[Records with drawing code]
+ + + + + + +

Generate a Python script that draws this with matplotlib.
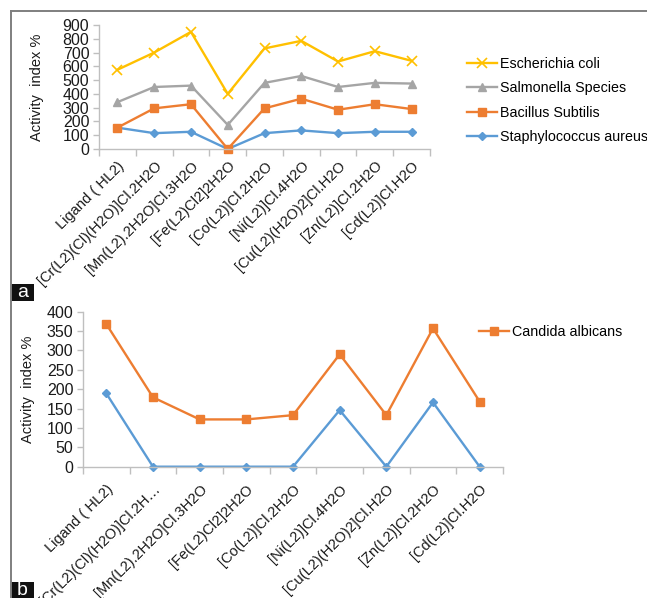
import matplotlib
matplotlib.use("Agg")
import matplotlib.pyplot as plt
from matplotlib.lines import Line2D
from matplotlib.patches import Rectangle

plt.rcParams['font.family'] = ['Liberation Sans', 'DejaVu Sans']

# Compounds tested
compounds = [
    "Ligand ( HL2)",
    "[Cr(L2)(Cl)(H2O)]Cl.2H2O",
    "[Mn(L2).2H2O]Cl.3H2O",
    "[Fe(L2)Cl2]2H2O",
    "[Co(L2)]Cl.2H2O",
    "[Ni(L2)]Cl.4H2O",
    "[Cu(L2)(H2O)2]Cl.H2O",
    "[Zn(L2)]Cl.2H2O",
    "[Cd(L2)]Cl.H2O",
]
compounds_b = list(compounds)
compounds_b[1] = "[Cr(L2)(Cl)(H2O)]Cl.2H\u2026"

# Antibacterial activity index (%)
e_coli = [575, 700, 850, 400, 730, 785, 635, 710, 640]
salmonella = [340, 450, 460, 175, 480, 530, 450, 480, 475]
bacillus = [155, 295, 325, 0, 295, 365, 285, 325, 290]
staph = [155, 115, 125, 0, 115, 135, 115, 125, 125]

# Antifungal activity index (%)
candida = [368, 179, 122, 122, 133, 290, 133, 357, 168]
second_series = [189, 0, 0, 0, 0, 146, 0, 166, 0]

yticks_a = list(range(0, 901, 100))
yticks_b = list(range(0, 401, 50))

C_YEL = "#FFC000"
C_GRY = "#A5A5A5"
C_ORG = "#ED7D31"
C_BLU = "#5B9BD5"

W, H = 647, 598
fig = plt.figure(figsize=(W / 100, H / 100), dpi=100)


def px_axes(left, top, right, bottom):
    return fig.add_axes([left / W, 1 - bottom / H, (right - left) / W, (bottom - top) / H])


def style_axes(ax, labels, yticks, ylabelpad, xpad):
    n = len(labels)
    x = list(range(n))
    ax.set_xlim(-0.5, n - 0.5)
    ax.set_ylim(yticks[0], yticks[-1])
    ax.set_yticks(yticks)
    ax.set_xticks(x)
    ax.set_xticklabels(labels, rotation=45, ha="right", va="top",
                       rotation_mode="anchor", fontsize=10.5, color="#1a1a1a")
    ax.set_xticks([i - 0.5 for i in range(n + 1)], minor=True)
    ax.tick_params(axis="x", which="major", length=0, pad=xpad)
    ax.tick_params(axis="x", which="minor", length=5, color="#BFBFBF", width=1)
    ax.tick_params(axis="y", length=4, color="#BFBFBF", width=1,
                   labelsize=11.5, labelcolor="#1a1a1a", pad=3)
    for s in ("top", "right"):
        ax.spines[s].set_visible(False)
    for s in ("left", "bottom"):
        ax.spines[s].set_color("#BFBFBF")
        ax.spines[s].set_linewidth(1)
    ax.set_ylabel("Activity  index %", fontsize=10.5, color="#1a1a1a",
                  labelpad=ylabelpad)
    ax.patch.set_alpha(0)
    return x


# Panel a: bacteria
ax1 = px_axes(99, 25, 430, 149)
x = style_axes(ax1, compounds, yticks_a, 13, 7)
lw = 1.7
l_st, = ax1.plot(x, staph, color=C_BLU, lw=lw, marker="D", ms=4, label="Staphylococcus aureus", clip_on=False)
l_ba, = ax1.plot(x, bacillus, color=C_ORG, lw=lw, marker="s", ms=6, label="Bacillus Subtilis", clip_on=False)
l_sa, = ax1.plot(x, salmonella, color=C_GRY, lw=lw, marker="^", ms=6, label="Salmonella Species", clip_on=False)
l_ec, = ax1.plot(x, e_coli, color=C_YEL, lw=lw, marker="x", ms=7, mew=1.2, label="Escherichia coli", clip_on=False)
ax1.legend(handles=[l_ec, l_sa, l_ba, l_st], loc="upper left",
           bbox_to_anchor=(467 / W, 1 - 57 / H), bbox_transform=fig.transFigure,
           frameon=False, fontsize=10.3, handlelength=2.1, handletextpad=0.2,
           labelspacing=0.72, borderaxespad=0, borderpad=0)

# Panel b: fungus
ax2 = px_axes(83, 311.7, 503, 466.7)
x = style_axes(ax2, compounds_b, yticks_b, 8, 11)
ax2.plot(x, second_series, color=C_BLU, lw=lw, marker="D", ms=4, clip_on=False)
l_ca, = ax2.plot(x, candida, color=C_ORG, lw=lw, marker="s", ms=6, label="Candida albicans", clip_on=False)
ax2.legend(handles=[l_ca], loc="upper left",
           bbox_to_anchor=(479 / W, 1 - 325 / H), bbox_transform=fig.transFigure,
           frameon=False, fontsize=10.3, handlelength=2.1, handletextpad=0.2,
           borderaxespad=0, borderpad=0)

# Outer frame
frame_kw = dict(color="#7F7F7F", lw=1.4, transform=fig.transFigure)
fig.add_artist(Line2D([11 / W, 1], [1 - 11 / H, 1 - 11 / H], **frame_kw))
fig.add_artist(Line2D([11 / W, 11 / W], [1 - 11 / H, 0], **frame_kw))

# Panel tags
for tag, top in (("a", 284), ("b", 582)):
    fig.add_artist(Rectangle((11 / W, 1 - (top + 17) / H), 23 / W, 17 / H,
                             transform=fig.transFigure, facecolor="#111111",
                             edgecolor="none"))
    fig.text(22.5 / W, 1 - (top + 8.5) / H, tag, color="white", fontsize=14,
             ha="center", va="center")

fig.savefig("out.png", dpi=100)
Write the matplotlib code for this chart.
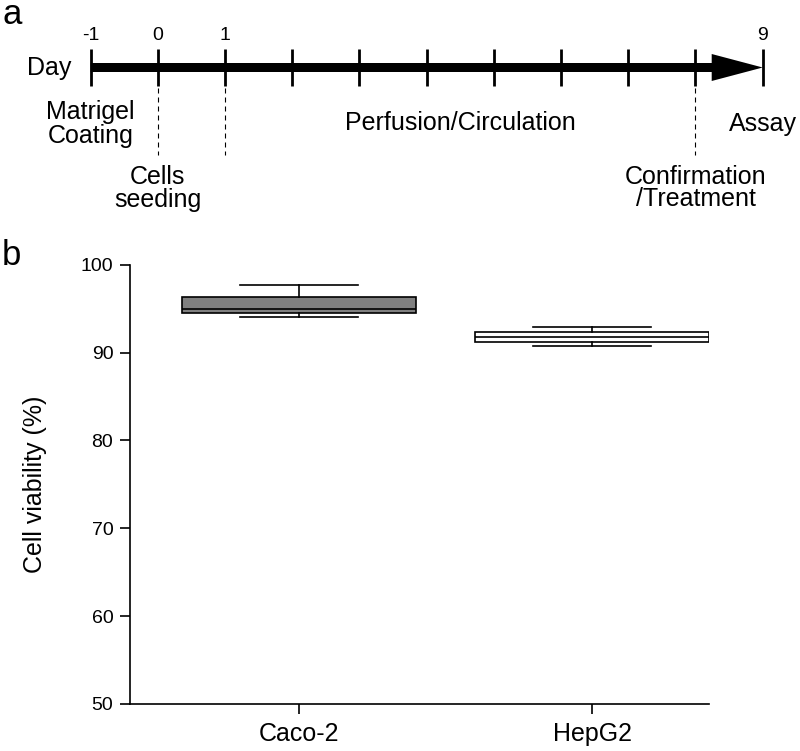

+ + + + + + +

Pictures in the records must not appear in the copy; transcribe everything else precisely.

Solution for this problem =>
Generate a Python script that draws this with matplotlib.
import matplotlib
matplotlib.use("Agg")
import matplotlib.pyplot as plt
from matplotlib.lines import Line2D
from matplotlib.patches import Rectangle

plt.rcParams['font.family'] = ['Liberation Sans', 'DejaVu Sans']

# Compounds tested
compounds = [
    "Ligand ( HL2)",
    "[Cr(L2)(Cl)(H2O)]Cl.2H2O",
    "[Mn(L2).2H2O]Cl.3H2O",
    "[Fe(L2)Cl2]2H2O",
    "[Co(L2)]Cl.2H2O",
    "[Ni(L2)]Cl.4H2O",
    "[Cu(L2)(H2O)2]Cl.H2O",
    "[Zn(L2)]Cl.2H2O",
    "[Cd(L2)]Cl.H2O",
]
compounds_b = list(compounds)
compounds_b[1] = "[Cr(L2)(Cl)(H2O)]Cl.2H\u2026"

# Antibacterial activity index (%)
e_coli = [575, 700, 850, 400, 730, 785, 635, 710, 640]
salmonella = [340, 450, 460, 175, 480, 530, 450, 480, 475]
bacillus = [155, 295, 325, 0, 295, 365, 285, 325, 290]
staph = [155, 115, 125, 0, 115, 135, 115, 125, 125]

# Antifungal activity index (%)
candida = [368, 179, 122, 122, 133, 290, 133, 357, 168]
second_series = [189, 0, 0, 0, 0, 146, 0, 166, 0]

yticks_a = list(range(0, 901, 100))
yticks_b = list(range(0, 401, 50))

C_YEL = "#FFC000"
C_GRY = "#A5A5A5"
C_ORG = "#ED7D31"
C_BLU = "#5B9BD5"

W, H = 647, 598
fig = plt.figure(figsize=(W / 100, H / 100), dpi=100)


def px_axes(left, top, right, bottom):
    return fig.add_axes([left / W, 1 - bottom / H, (right - left) / W, (bottom - top) / H])


def style_axes(ax, labels, yticks, ylabelpad, xpad):
    n = len(labels)
    x = list(range(n))
    ax.set_xlim(-0.5, n - 0.5)
    ax.set_ylim(yticks[0], yticks[-1])
    ax.set_yticks(yticks)
    ax.set_xticks(x)
    ax.set_xticklabels(labels, rotation=45, ha="right", va="top",
                       rotation_mode="anchor", fontsize=10.5, color="#1a1a1a")
    ax.set_xticks([i - 0.5 for i in range(n + 1)], minor=True)
    ax.tick_params(axis="x", which="major", length=0, pad=xpad)
    ax.tick_params(axis="x", which="minor", length=5, color="#BFBFBF", width=1)
    ax.tick_params(axis="y", length=4, color="#BFBFBF", width=1,
                   labelsize=11.5, labelcolor="#1a1a1a", pad=3)
    for s in ("top", "right"):
        ax.spines[s].set_visible(False)
    for s in ("left", "bottom"):
        ax.spines[s].set_color("#BFBFBF")
        ax.spines[s].set_linewidth(1)
    ax.set_ylabel("Activity  index %", fontsize=10.5, color="#1a1a1a",
                  labelpad=ylabelpad)
    ax.patch.set_alpha(0)
    return x


# Panel a: bacteria
ax1 = px_axes(99, 25, 430, 149)
x = style_axes(ax1, compounds, yticks_a, 13, 7)
lw = 1.7
l_st, = ax1.plot(x, staph, color=C_BLU, lw=lw, marker="D", ms=4, label="Staphylococcus aureus", clip_on=False)
l_ba, = ax1.plot(x, bacillus, color=C_ORG, lw=lw, marker="s", ms=6, label="Bacillus Subtilis", clip_on=False)
l_sa, = ax1.plot(x, salmonella, color=C_GRY, lw=lw, marker="^", ms=6, label="Salmonella Species", clip_on=False)
l_ec, = ax1.plot(x, e_coli, color=C_YEL, lw=lw, marker="x", ms=7, mew=1.2, label="Escherichia coli", clip_on=False)
ax1.legend(handles=[l_ec, l_sa, l_ba, l_st], loc="upper left",
           bbox_to_anchor=(467 / W, 1 - 57 / H), bbox_transform=fig.transFigure,
           frameon=False, fontsize=10.3, handlelength=2.1, handletextpad=0.2,
           labelspacing=0.72, borderaxespad=0, borderpad=0)

# Panel b: fungus
ax2 = px_axes(83, 311.7, 503, 466.7)
x = style_axes(ax2, compounds_b, yticks_b, 8, 11)
ax2.plot(x, second_series, color=C_BLU, lw=lw, marker="D", ms=4, clip_on=False)
l_ca, = ax2.plot(x, candida, color=C_ORG, lw=lw, marker="s", ms=6, label="Candida albicans", clip_on=False)
ax2.legend(handles=[l_ca], loc="upper left",
           bbox_to_anchor=(479 / W, 1 - 325 / H), bbox_transform=fig.transFigure,
           frameon=False, fontsize=10.3, handlelength=2.1, handletextpad=0.2,
           borderaxespad=0, borderpad=0)

# Outer frame
frame_kw = dict(color="#7F7F7F", lw=1.4, transform=fig.transFigure)
fig.add_artist(Line2D([11 / W, 1], [1 - 11 / H, 1 - 11 / H], **frame_kw))
fig.add_artist(Line2D([11 / W, 11 / W], [1 - 11 / H, 0], **frame_kw))

# Panel tags
for tag, top in (("a", 284), ("b", 582)):
    fig.add_artist(Rectangle((11 / W, 1 - (top + 17) / H), 23 / W, 17 / H,
                             transform=fig.transFigure, facecolor="#111111",
                             edgecolor="none"))
    fig.text(22.5 / W, 1 - (top + 8.5) / H, tag, color="white", fontsize=14,
             ha="center", va="center")

fig.savefig("out.png", dpi=100)
Write the matplotlib code for this chart.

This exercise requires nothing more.